Starting Rotation Ten Turn Checkup
Through ten complete turns of the starting rotation the Cardinals pitching staff has been excellent. For two months the threesome of Adam Wainwright, Michael Wacha, and Lance Lynn has acquitted itself quite well. Shelby Miller has struggled. Joe Kelly and Tyler Lyons have performed well as fifth starters. Now, Jaime Garcia is back, and the early returns have been excellent.
Today, for our ten-turn checkup on the starting rotation we will focus in on two pitchers, Miller and Garcia.

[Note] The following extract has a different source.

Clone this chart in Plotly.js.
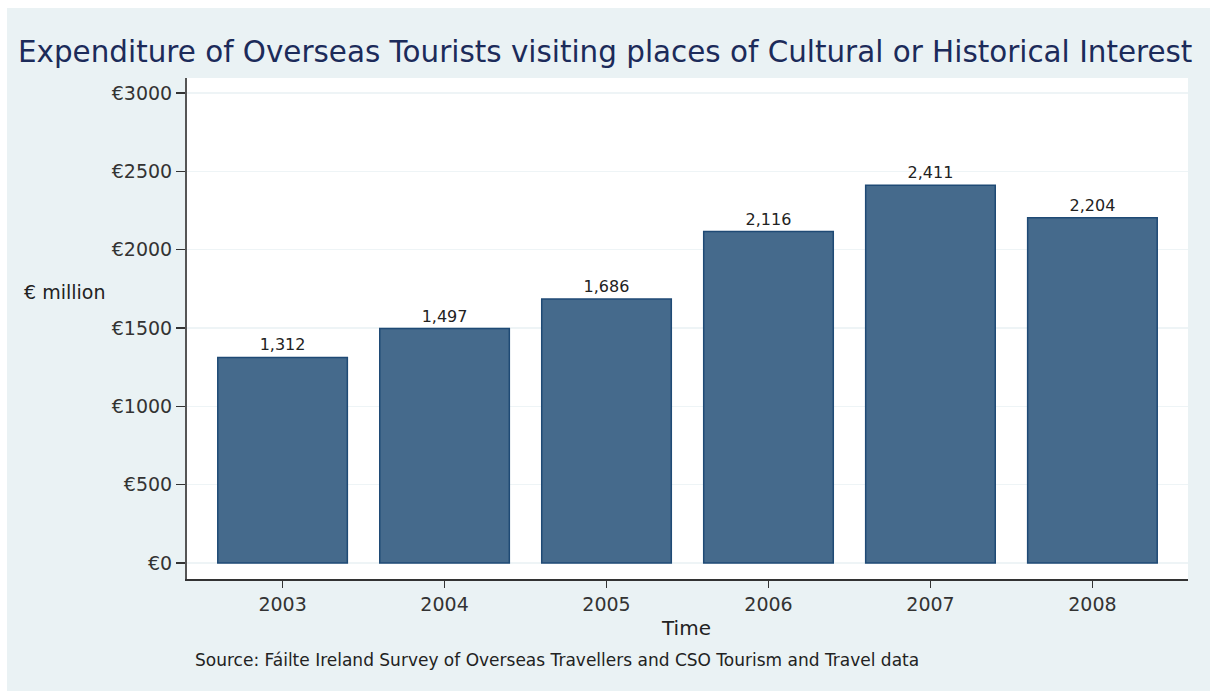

Miller has gradually improved as the season has gone along. Slowly his WHIP has gradually dropped from 1.68 after his first two starts to a low of 1.39 after ten starts. As has been repeated in this space many times Miller is a very talented pitcher. That does not change, however, the fact that right now, after he has started ten games, the Cardinals are simply receiving very little production from his spot in the rotation.
- Three starters in the major leagues have a worse strikeout to walk ratio than Miller’s 1.50.
- Miller’s homeruns allowed per nine innings of 1.43 is the seventh worst in baseball.
- Even with the improvement Miller’s 1.39 WHIP puts him the bottom twenty of starting pitchers.
- His Wins Above Replacement (WAR) of -0.5 is tied with Edinson Volquez for the worst of any starter.
- He leads the majors with an average of 4.76 walks per nine innings.
- A Fielding Independent Pitching number of 5.22 is the sixth worst number in baseball.
In short, talented pitcher or no, as of ten starts Shelby Miller is performing as one of the worst starters in all of baseball.
Jaime Garcia’s long odyssey back to the starting rotation left most of us trying to remember just what kind of a pitcher he was. Clearly two starts does not make a season, but the early returns are promising. Two starts do not tell us much, but it would be much better to have two good starts than two bad starts. So just how well has Garcia pitched?
- He’s averaging six plus innings a start
- His WHIP is 0.87
- He actually does not have a strikeouts to walks ratio because he has not walked any batters while striking out twelve.
- The one statistical blight for Garcia is a home run per nine innings of 1.420. His career rate is 0.69 so two solo home runs in his first start in over a year may not be something worth freaking out about.
Can Garcia keep it up? Only time will tell. He probably will not pitch this well for the entire season, but if he can continue to provide quality starts this team will be much more likely to contend for a title.